Project information

Project information
The Marginalisation of the Minor Objects: Combs, The Hidden Treasure of Late Antiquity (300–550 AD)

Project Identification
MUNI/C/0010/2020
Project Period
2/2020 - 12/2020
Investor / Pogramme / Project type
Masaryk University
MU Faculty or unit
Faculty of Arts
Keywords
Late Antiquity; combs; minor arts; iniciatory rituals; baptism; funeral artisic objects; everyday life in Late Antiquity; mass art; pop culture in early christian art

This project of the master thesis will focus on combs – objects in many ways mistakenly considered as marginal products. Discovered combs, in various contexts all over the historical territories of the Roman Empire, have raised many questions. Yet, a lot of them have not received satisfying answers. In order to understand the complexity of the meaning of combs during Late Antiquity – the moment of continuities but also of deep ruptures – it is crucial to interconnect studies from a variety of fields concerned with these mobile objects: archaeology, anthropology, sociology, and art history.

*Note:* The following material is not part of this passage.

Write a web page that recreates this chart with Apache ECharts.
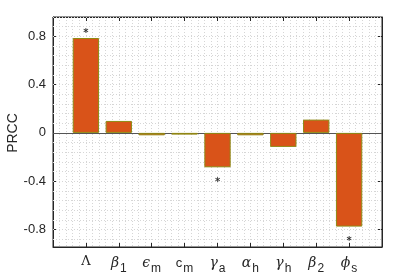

The first matter to face is the historiography: since the first discoveries (19th c.), combs became “minor” objects investigated only as part of their archaeological contexts, or due to their iconography. Following Johannes Overbeck (1886), combs were always considered as objects directly related to women’s toilet. Contrariwise, this project desires to follow the few scholars who have dealt with the various original functions of combs. Moreover, the gender incorrect interpretation should be given up, following the research of Ton Derks and Wouter Vos (2010) confirming the place of combs in man’s world as well.
Therefore, the second intention of this project is to interpret combs not only as personal objects however rather, to present them in their plurality of contexts. They were used as practical objects of toiletry as well as metaphorical ones associated with the purification of the hair, and by extension, the entire body and spirit. Furthermore, by all means, combs were commonly used in Roman households but plausibly, were also a part of everyday life outside the limes, amongst the tribes settled over the territory of the Roman Empire.
At last – the main focus of this project – combs will be analysed at the threshold between Paganism and Christianity. They should be investigated as a part of Christian rituals, particularly baptismal and funeral ones. In these contexts, they mostly kept their deep association with the purification of the body and of the soul right at the liminal moments. As such, as other mobile objects – i.e. pyxides, diptychs etc. – they were also adorned with Christian visual repertoire, closely connected with a death, whether the carnal or spiritual one. Thus, they should be interpreted into the coeval cultural and ritual contexts of Late Antiquity.

Results

ACHVERDJANOVÁ, Gajane. Není rituál jako rituál. Očišťují či krášlí? Hřebeny pozdní antiky. (Not every ritual is a ritual. Purify or Beautify? Late Antique Combs.). In StředověC JinaX. 2020.